In the middle of our interview, Mark Freda’s radio went off with an emergency alert. Turns out, Princeton’s Mayor still holds his fulltime job at Princeton First Aid and Rescue Squad and remains a volunteer firefighter. This explains a little about who Freda is. He started his municipal involvement volunteering with the squads in the 1970s.

Today he works from early morning until late at night to balance both. It helps him understand other agencies, too, and the essential need to work together. While campaigning, Freda promised to work with Mercer County officials and the Princeton Schools to spend money smarter and reiterated this vow at his swearing in.

“For a number of months before I came here, I tried to jump on (Freeholder) meetings and tried to jump in on other things individual County Commissioners have had. I’ve been on calls with the County Executive, trying to promote and improve the relationship. Trying to show up as much as I can and then from there…because you can’t just show up and bang on door to get something.,” Freda explains.

To start, he hopes to fully utilize all the county services we can, take advantage of its ability to do roadwork and see if it can help with emergency radio coverage in our area. The ultimate goal with the county and with schools is to not duplicate services and maximize the efficiency of what’s being done.

“With the schools, there’s a Council liaison to school, & a school liaison to Council. That group will have discussions and talk about whether there are things one or the other could do to help each other. At some point we need to talk about physical facilities, playing fields and parks and who does what and leverage them to meet needs of both schools and community.”

For our community, Freda is also working to advance the hiring of more diverse staff. The Human Services department and Civil Rights Commission have been in discussions, developing ideas to move forward with an Equity Tool Kit. Mayor Lempert expanded job posting efforts to include the African American Chamber of Commerce and the National Forum for Black Public Administrators and Mayor Freda is continuing that advancement with the current search for Municipal Administrator, to ensure they reach minority candidates.

“Let’s do the right things in our everyday activities, when opening up positions and otherwise, to make sure our practices have us giving an opportunity to everyone out there,” he says.


Freda, a Democrat, is working alongside a Council made up of six Democrats. There was not a Republican in the race for Mayor or Council this year. In national news, there has been a lot about the disparity between the two parties, but when working in local government, the Mayor says it’s not the same.

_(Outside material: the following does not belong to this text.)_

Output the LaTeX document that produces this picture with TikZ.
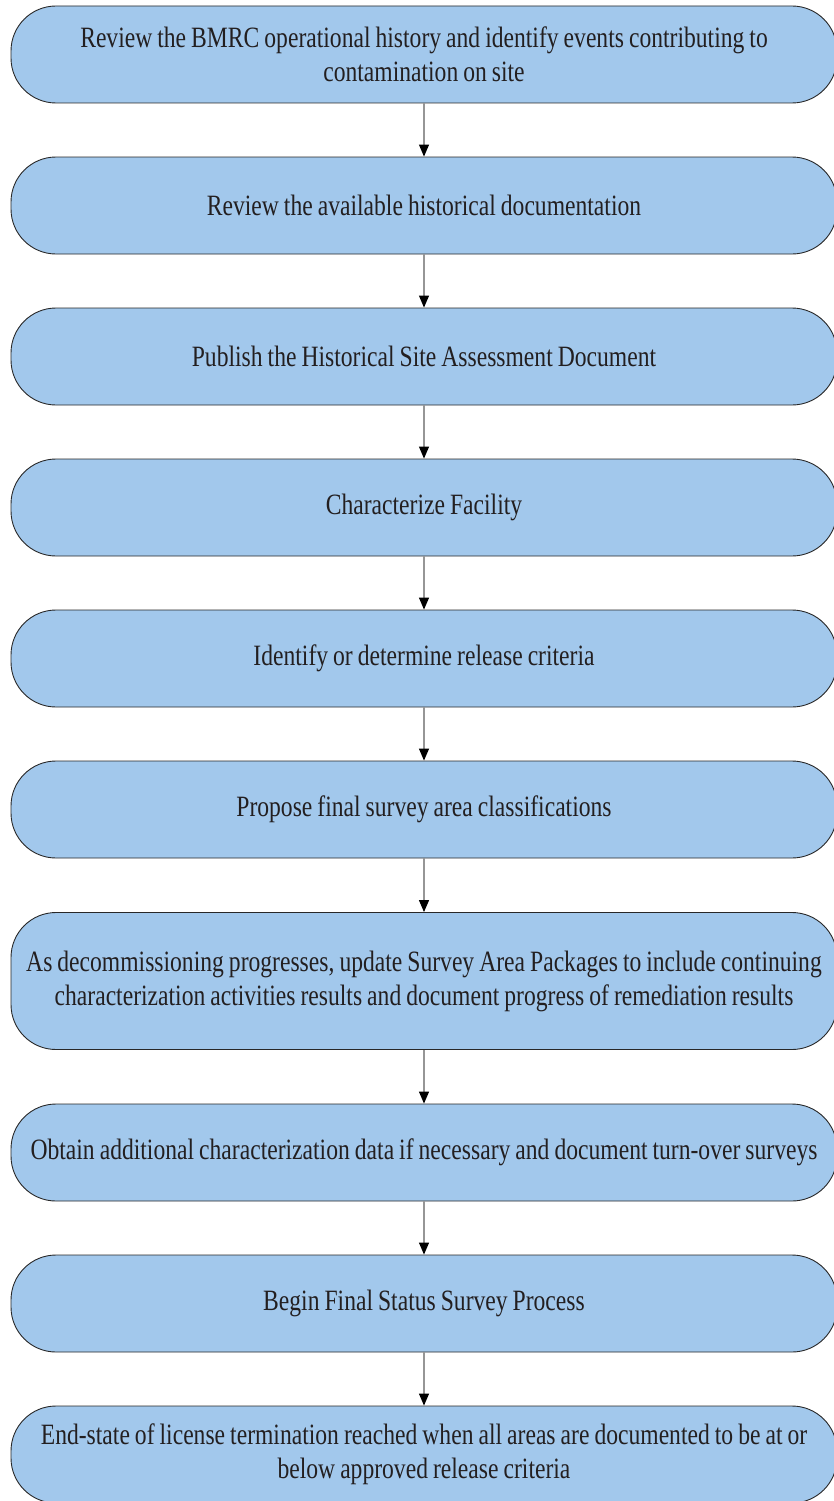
\documentclass[tikz,border=0pt]{standalone}
\usepackage{fontspec}
\setmainfont{Liberation Serif}[FakeStretch=0.80,WordSpace=0.85]
\usetikzlibrary{arrows.meta}
\definecolor{boxfill}{RGB}{162,200,236}
\definecolor{boxline}{RGB}{40,40,40}
\definecolor{txt}{RGB}{35,31,32}
\definecolor{linegray}{RGB}{150,150,150}
\begin{document}
\begin{tikzpicture}[x=1pt,y=-1pt,
  stepbox/.style={draw=boxline,line width=0.9pt,fill=boxfill,rounded corners=45pt,
    minimum width=826pt,minimum height=97pt,inner sep=0pt,align=center,
    text=txt,font=\fontsize{29.5pt}{34pt}\selectfont},
  conn/.style={draw=linegray,line width=1.2pt,-{Triangle[length=12pt,width=10pt,fill=black,color=black]}}]
\useasboundingbox (0,0) rectangle (833,1501);
\node[stepbox] (s1) at (424,54.5) {Review the BMRC operational history and identify events contributing to\\contamination on site};
\node[stepbox] (s2) at (424,205.5) {Review the available historical documentation};
\node[stepbox] (s3) at (424,356.5) {Publish the Historical Site Assessment Document};
\node[stepbox] (s4) at (424,507.5) {Characterize Facility};
\node[stepbox] (s5) at (424,658.5) {Identify or determine release criteria};
\node[stepbox] (s6) at (424,809.5) {Propose final survey area classifications};
\node[stepbox,minimum height=137pt] (s7) at (424,981) {As decommissioning progresses, update Survey Area Packages to include continuing\\characterization activities results and document progress of remediation results};
\node[stepbox] (s8) at (424,1152.5) {Obtain additional characterization data if necessary and document turn-over surveys};
\node[stepbox] (s9) at (424,1303.5) {Begin Final Status Survey Process};
\node[stepbox] (s10) at (424,1454.5) {End-state of license termination reached when all areas are documented to be at or\\below approved release criteria};
\foreach \a/\b in {s1/s2,s2/s3,s3/s4,s4/s5,s5/s6,s6/s7,s7/s8,s8/s9,s9/s10}
  \draw[conn] (\a.south) -- (\b.north);
\end{tikzpicture}
\end{document}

“Once you’re elected, you’re elected to represent everyone,” Freda believes. “At a local level, that should be so easy to do because 98% of the things that come up are not political. Whether someone is Democrat, Republican or Independent should never even be a consideration.”

Prior to this position, Freda has worn many hats in local government. He sat for 13 years on Borough Council, volunteered on the Public Works Committee and Planning Board and was the Township’s first Director of Emergency Services.

“I’ve lived in town my entire life and get out and about a bit,” says Freda. “Before the Democrats were in for decades and decades, Republicans were in.”


Whatever your party affiliation, Mayor Freda vows to continue listening. When campaigning, Freda admitted he’s not an expert on every topic and professed the importance of listening to those that know more than him. Now, in office, he also sees his staff as essential to this agenda.

“We have staff that have, in many cases, been sitting in their seats a long time. Their experience and knowledge are critical,” Freda states.

Critical to understanding where things have been in Princeton and where things should be headed.

Council has a full plate for 2021. Freda aims to help them work through it, to accomplish and address things as quickly as possible.